We sat at the picnic table provided in the shelter of a parked campervan and ate our lunch looking out over the ocean and happy to be under blue skies in spite of the stiff breeze blowing. The food was delicious and my mug of hot chocolate finished it off nicely.
Fortified and ready to be on the move again we decided that, rather than retrace our steps, we would continue on around the coast to Drumbeg, through Kylescu and on to Scourie.
This was a tense journey to say the least. If the first part of the trip had been hair-raising this section was nerve-wracking. Cars ripped along at speed and the road was narrower than a domestic driveway at home with no room to manoeuvre on either side, in fact the road was often bordered by stone walls. It was a looooooong drive!
Finally we emerged onto the bliss of a road wide enough for 2 cars at a time (and even boasting a white line down the middle) andf turned for Scourie. By now the clouds were gathering and the blue sky was reduced to isolated patches as we drove through dramatic and intimidating scenery dominated by looming mountains and rocky crags. There is no softness here, it a hard and unforgiving landscape interrupted only by expanses of water yet, at the same time, it is some of the most beautiful.
We made a brief stop at the beach but the wind was now chilly and the tide was out so we stayed only long enough to stretch out legs and blow away some of the cobwebs of a tiring drive.

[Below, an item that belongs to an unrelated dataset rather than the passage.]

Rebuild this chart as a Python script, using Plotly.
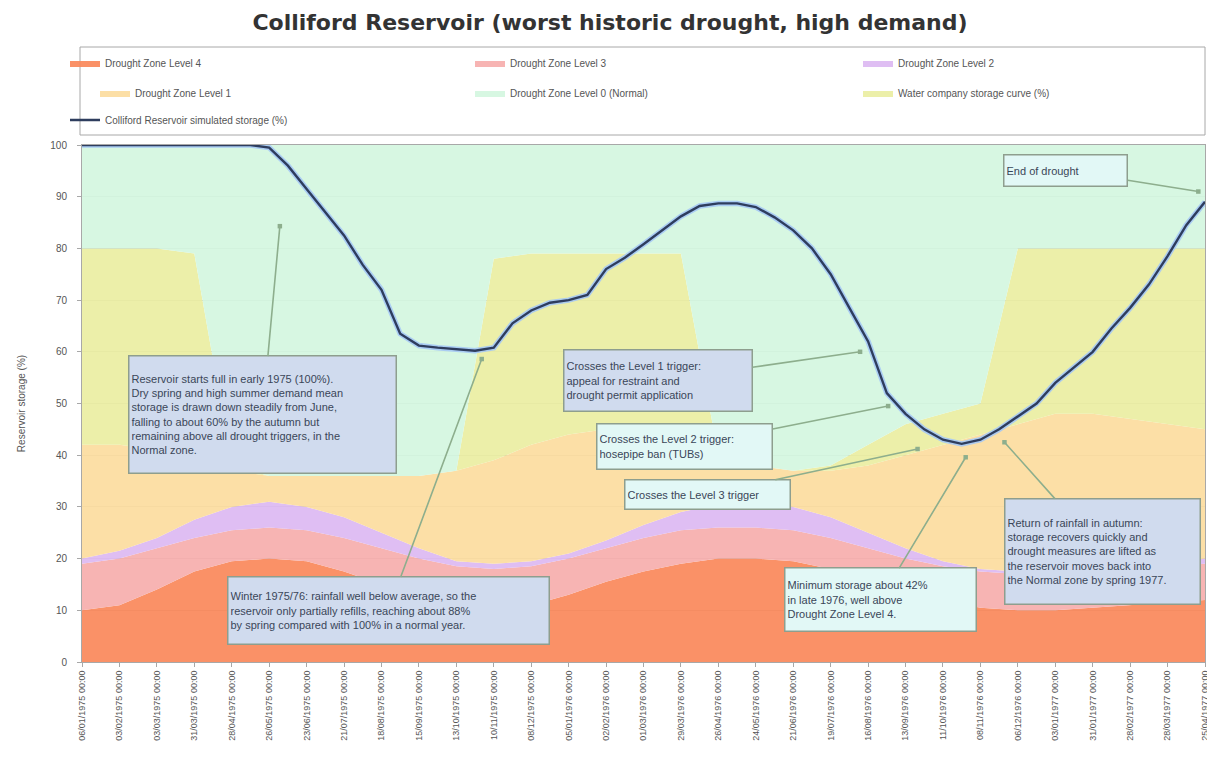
import pandas as pd
import plotly.graph_objects as go

# ---------------- data ----------------
start = pd.Timestamp("1975-01-06")
zone_dates = pd.date_range(start, periods=31, freq="28D")      # tick / zone dates (4-weekly)
storage_dates = pd.date_range(start, periods=61, freq="14D")   # simulated storage (fortnightly)

level4 = [10, 11, 14, 17.5, 19.5, 20, 19.5, 17.5, 15, 12.5, 11, 10.5, 11, 13, 15.5, 17.5,
          19, 20, 20, 19.5, 18, 16, 14, 12, 10.5, 10, 10, 10.5, 11, 11.5, 12]
level3 = [19, 20, 22, 24, 25.5, 26, 25.5, 24, 22, 20, 18.5, 18, 18.5, 20, 22, 24,
          25.5, 26, 26, 25.5, 24, 22, 20, 18.5, 17.5, 17, 17, 17.5, 18, 18.5, 19]
level2 = [20, 21.5, 24, 27.5, 30, 31, 30, 28, 25, 22, 19.5, 19, 19.5, 21, 23.5, 26.5,
          29, 30.5, 31, 30, 28, 25, 22, 19.5, 18, 17.5, 17.5, 18, 18.5, 19, 20]
level1 = [42, 42, 41, 39, 37, 36, 36, 36, 36, 36, 37, 39, 42, 44, 45, 45,
          43, 40, 38, 37, 37, 38, 40, 42, 44, 46, 48, 48, 47, 46, 45]
company_curve = [80, 80, 80, 79, 38, 36, 36, 36, 36, 36, 37, 78, 79, 79, 79, 79,
                 79, 40, 38, 37, 38, 42, 46, 48, 50, 80, 80, 80, 80, 80, 80]
normal_top = [100] * 31

storage = [100, 100, 100, 100, 100, 100, 100, 100, 100, 100, 99.5, 96, 91.5, 87, 82.5, 76.8,
           72, 63.5, 61.2, 60.8, 60.5, 60.2, 60.8, 65.5, 68, 69.5, 70, 71, 76, 78.2, 80.8,
           83.5, 86.2, 88.2, 88.7, 88.7, 88, 86, 83.5, 80, 75, 68.5, 62, 52, 48, 45, 43,
           42.2, 43, 45, 47.5, 50, 54, 57, 60, 64.5, 68.5, 73, 78.5, 84.5, 89]

zone_names = ["Drought Zone Level 4", "Drought Zone Level 3", "Drought Zone Level 2",
              "Drought Zone Level 1", "Water company storage curve (%)",
              "Drought Zone Level 0 (Normal)"]
zone_values = [level4, level3, level2, level1, company_curve, normal_top]
zone_colors = ["rgba(250,136,90,0.92)", "rgba(246,174,172,0.92)", "rgba(220,184,242,0.92)",
               "rgba(252,220,158,0.92)", "rgba(234,238,162,0.92)", "rgba(212,246,224,0.92)"]
storage_name = "Colliford Reservoir simulated storage (%)"

FONT = "Liberation Sans, Arial, sans-serif"

# page has an 8px body margin: work in screen pixels and convert
OFF = 8
W, H = 1215 - OFF, 760 - OFF
PL, PR, PT, PB = 82, 1205, 145, 662          # plot area in screen px


def px_x(sx):
    return (sx - PL) / (PR - PL)


def px_y(sy):
    return (PB - sy) / (PB - PT)


# legend slot for each series: (legend id, text-left screen x, row centre screen y)
legend_slots = {
    "Drought Zone Level 4": ("legend", 105, 63),
    "Drought Zone Level 3": ("legend2", 510, 63),
    "Drought Zone Level 2": ("legend3", 898, 63),
    "Drought Zone Level 1": ("legend4", 135, 93),
    "Drought Zone Level 0 (Normal)": ("legend5", 510, 93),
    "Water company storage curve (%)": ("legend6", 898, 93),
    storage_name: ("legend7", 105, 120),
}

fig = go.Figure()
for i, (name, vals, col) in enumerate(zip(zone_names, zone_values, zone_colors)):
    fig.add_trace(go.Scatter(
        x=zone_dates, y=vals, name=name, mode="lines",
        line=dict(width=0, color=col), fill="tozeroy" if i == 0 else "tonexty",
        fillcolor=col, legend=legend_slots[name][0], hoverinfo="skip"))

# glow under storage line
fig.add_trace(go.Scatter(x=storage_dates, y=storage, mode="lines", showlegend=False,
                         line=dict(color="rgba(165,200,245,0.9)", width=5.5), hoverinfo="skip"))
fig.add_trace(go.Scatter(x=storage_dates, y=storage, mode="lines", name=storage_name,
                         line=dict(color="#2E3D5E", width=2.4),
                         legend=legend_slots[storage_name][0]))

legend_layouts = {}
for name, (lid, tx, ty) in legend_slots.items():
    legend_layouts[lid] = dict(
        x=px_x(tx - 40), xanchor="left", y=px_y(ty), yanchor="middle",
        orientation="h", bgcolor="rgba(0,0,0,0)", borderwidth=0,
        font=dict(family=FONT, size=10, color="#555"), itemwidth=30)

# ---------------- annotations ----------------
def d(days):
    return start + pd.Timedelta(days=days)

box_dark = "#D0DBEE"
box_light = "#E2F8F6"
notes = [
    # tip_days, tip_val, box_days, box_val, text, width, height, bg
    (148, 84.3, 135, 47.8,
     "Reservoir starts full in early 1975 (100%).<br>"
     "Dry spring and high summer demand mean<br>"
     "storage is drawn down steadily from June,<br>"
     "falling to about 60% by the autumn but<br>"
     "remaining above all drought triggers, in the<br>"
     "Normal zone.", 262, 112, box_dark),
    (299, 58.6, 229, 9.9,
     "Winter 1975/76: rainfall well below average, so the<br>"
     "reservoir only partially refills, reaching about 88%<br>"
     "by spring compared with 100% in a normal year.", 316, 62, box_dark),
    (582, 60.0, 431, 54.4,
     "Crosses the Level 1 trigger:<br>appeal for restraint and<br>drought permit application",
     183, 56, box_dark),
    (603, 49.5, 451, 41.7,
     "Crosses the Level 2 trigger:<br>hosepipe ban (TUBs)", 170, 40, box_light),
    (625, 41.2, 467.5, 32.4, "Crosses the Level 3 trigger", 160, 24, box_light),
    (661, 39.6, 597, 12.0,
     "Minimum storage about 42%<br>in late 1976, well above<br>Drought Zone Level 4.",
     186, 58, box_light),
    (690, 42.5, 763, 21.4,
     "Return of rainfall in autumn:<br>storage recovers quickly and<br>"
     "drought measures are lifted as<br>the reservoir moves back into<br>"
     "the Normal zone by spring 1977.", 190, 100, box_dark),
    (835, 91.0, 736, 95.1, "End of drought", 118, 26, box_light),
]
for tip_d, tip_v, box_d, box_v, text, w, h, bg in notes:
    fig.add_annotation(
        x=d(tip_d), y=tip_v, ax=d(box_d), ay=box_v, axref="x", ayref="y",
        xref="x", yref="y", text=text, showarrow=True, arrowhead=7, arrowsize=0.7,
        arrowwidth=1.6, arrowcolor="#8DAE8D", align="left", width=w, height=h,
        bgcolor=bg, bordercolor="#8E9E8E", borderwidth=1.5, borderpad=2,
        font=dict(family=FONT, size=11, color="#3A4658"))

# legend frame
fig.add_shape(type="rect", xref="paper", yref="paper", x0=px_x(80), x1=1,
              y0=px_y(135), y1=px_y(47),
              line=dict(color="#A8A8A8", width=1), fillcolor="white", layer="below")

fig.update_layout(
    width=W, height=H,
    margin=dict(l=PL - OFF, r=W - (PR - OFF), t=PT - OFF, b=H - (PB - OFF), autoexpand=False),
    paper_bgcolor="white", plot_bgcolor="white",
    font=dict(family=FONT, size=10, color="#444"),
    title=dict(text="<b>Colliford Reservoir (worst historic drought, high demand)</b>",
               x=(610 - OFF) / W, xref="container", xanchor="center",
               y=1 - (22 - OFF) / H, yanchor="middle",
               font=dict(family="DejaVu Sans, Verdana, sans-serif", size=22, color="#333")),
    showlegend=True,
    **legend_layouts,
)
fig.update_xaxes(type="date", tickvals=zone_dates, tickformat="%d/%m/%Y %H:%M", tickangle=-90,
                 range=[zone_dates[0], zone_dates[-1]], showgrid=False,
                 showline=True, mirror=True, linecolor="#A8A8A8",
                 ticks="outside", ticklen=4, tickcolor="#A8A8A8",
                 tickfont=dict(size=9, color="#555"))
fig.update_yaxes(range=[0, 100], tickvals=list(range(0, 101, 10)),
                 title=dict(text="Reservoir storage (%)", font=dict(size=10, color="#555"),
                            standoff=22),
                 ticklabelstandoff=8,
                 showgrid=True, gridcolor="#BDBDBD", gridwidth=1,
                 showline=True, mirror=True, linecolor="#A8A8A8",
                 ticks="outside", ticklen=4, tickcolor="#A8A8A8",
                 tickfont=dict(size=10, color="#555"))

fig.write_html("out.html")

Driving back to Lochinver we avoided the nightmare coastal road and stuck to the main route making for a much quicker journey and we arrived back in the village in the late afternoon under grey skies.
With rain forecast for the remainder of the week we felt privileged to have managed a full day of blue skies and sunshine; perfect weather for our clifftop hike at Stoerhead. Having hiked it in clear weather I can confidently say that there is no way that I would trudge along a cliff top in wet or windy weather even to catch a glimpse of The Old Man of Stoer. Call me a coward but I value my life!